Excellent Mechanical Properties: Significantly increases the tensile strength and elongation at break of the material, enhancing the cable's toughness and resistance to mechanical damage, ensuring its long-term reliability during installation and use.

Enhanced Flame Retardancy and Safety Performance: By improving filler dispersion and interfacial bonding, it promotes the more efficient action of flame retardants, helping to increase the oxygen index (LOI) of the system. It also ensures the formation of a strong, dense char layer during combustion, achieving superior low smoke zero halogen flame retardant effects.

Improved Processing Performance: Effectively reduces the melt viscosity of highly filled systems, enhancing the fluidity and extrusion processability of the material, leading to more stable production and a smoother surface finish.

Enhanced Resistance to Specific Environments: Its strengthened interface structure can effectively prevent the ingress of media such as oils and moisture, thereby improving the cable's resistance to oil, chemical corrosion, and weathering.

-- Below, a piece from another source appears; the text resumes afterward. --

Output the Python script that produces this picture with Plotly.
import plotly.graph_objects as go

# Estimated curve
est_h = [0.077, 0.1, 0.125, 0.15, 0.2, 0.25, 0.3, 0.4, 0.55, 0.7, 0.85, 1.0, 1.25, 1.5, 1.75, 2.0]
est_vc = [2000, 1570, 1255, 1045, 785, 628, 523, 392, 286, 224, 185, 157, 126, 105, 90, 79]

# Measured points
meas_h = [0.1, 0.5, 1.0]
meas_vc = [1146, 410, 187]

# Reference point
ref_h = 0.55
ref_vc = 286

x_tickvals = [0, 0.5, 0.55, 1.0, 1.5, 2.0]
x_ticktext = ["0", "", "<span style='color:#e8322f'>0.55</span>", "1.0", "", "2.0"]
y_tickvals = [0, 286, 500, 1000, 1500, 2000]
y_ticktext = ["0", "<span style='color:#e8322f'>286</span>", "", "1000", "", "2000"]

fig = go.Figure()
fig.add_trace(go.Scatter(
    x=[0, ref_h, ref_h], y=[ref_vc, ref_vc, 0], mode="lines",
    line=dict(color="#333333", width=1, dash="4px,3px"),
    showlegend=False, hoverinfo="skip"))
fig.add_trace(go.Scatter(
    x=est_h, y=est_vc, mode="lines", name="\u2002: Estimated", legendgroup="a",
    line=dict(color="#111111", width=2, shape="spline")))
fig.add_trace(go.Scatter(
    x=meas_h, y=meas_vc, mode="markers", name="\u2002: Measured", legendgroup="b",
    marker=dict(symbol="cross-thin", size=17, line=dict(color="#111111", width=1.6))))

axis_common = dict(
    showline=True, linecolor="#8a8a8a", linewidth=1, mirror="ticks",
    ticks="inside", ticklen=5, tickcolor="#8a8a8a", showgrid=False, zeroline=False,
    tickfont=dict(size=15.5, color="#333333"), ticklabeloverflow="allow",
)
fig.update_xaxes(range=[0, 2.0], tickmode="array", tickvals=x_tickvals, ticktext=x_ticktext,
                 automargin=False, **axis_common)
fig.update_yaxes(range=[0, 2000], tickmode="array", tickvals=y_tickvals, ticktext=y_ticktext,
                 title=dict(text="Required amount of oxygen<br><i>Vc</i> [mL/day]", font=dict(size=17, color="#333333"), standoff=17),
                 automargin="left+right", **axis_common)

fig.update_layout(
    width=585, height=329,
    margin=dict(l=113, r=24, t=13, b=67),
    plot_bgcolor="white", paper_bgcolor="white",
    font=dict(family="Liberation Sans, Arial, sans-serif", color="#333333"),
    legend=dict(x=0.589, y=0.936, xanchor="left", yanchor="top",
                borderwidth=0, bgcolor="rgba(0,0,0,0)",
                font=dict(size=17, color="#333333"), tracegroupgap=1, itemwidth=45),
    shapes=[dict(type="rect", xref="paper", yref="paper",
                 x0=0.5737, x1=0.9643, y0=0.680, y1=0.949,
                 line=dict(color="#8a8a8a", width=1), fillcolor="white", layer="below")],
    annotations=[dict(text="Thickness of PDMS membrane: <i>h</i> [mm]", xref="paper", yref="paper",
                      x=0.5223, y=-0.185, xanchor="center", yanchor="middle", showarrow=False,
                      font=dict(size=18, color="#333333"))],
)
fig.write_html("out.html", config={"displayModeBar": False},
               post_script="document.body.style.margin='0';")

IV. Analysis of Typical Application Scenarios
Based on the above advantages, EVA compatibilizers are widely used in cable fields with extreme requirements for performance and safety:

Photovoltaic Cables: Used in LSZH photovoltaic cable compounds, ensuring the cable maintains excellent insulation and mechanical strength even under long-term outdoor exposure to harsh conditions like UV radiation and high-low temperature cycles.

Rail Transit Cables: Used in oil-resistant LSZH cable compounds for railway vehicles, providing excellent resistance to fuels and lubricating oils while meeting strict flame retardancy ratings.

New Energy Vehicle Cables: Serves as a coupling agent for TPE/polyolefin materials used in electric vehicle charging pile cables and in-vehicle high-voltage cables, ensuring electrical stability, heat aging resistance, and flame retardant safety under high-voltage, high-current operating conditions.

General High-End Cables: Commonly applied to various types of insulation and sheathing materials requiring low smoke zero halogen properties, enhancing the overall safety level of cables used in data centers, high-rise buildings, public places, etc.

V. Conclusion and Outlook
In summary, EVA-based maleic anhydride grafted compatibilizers, through their ingenious molecular structure and excellent interfacial modification function, have become a core key to overcoming the technical challenges of high-performance HFFR cable compounds and achieving material upgrades. They not only solve the long-standing industry problem of filler-matrix compatibility but also drive cable products to continuously evolve towards higher safety, better reliability, and greater environmental friendliness.

In the future, with the advancement of the "dual-carbon" goals and the rapid development of industries such as new energy and smart grids, the demand for special cables will continue to grow. The development of EVA compatibilizers will also move towards higher grafting efficiency, lower addition cost, more environmentally friendly preparation processes, and specialization for specific resin systems (e.g., polyamide, polyester), continuously providing critical material support for innovation and progress in the cable compound industry.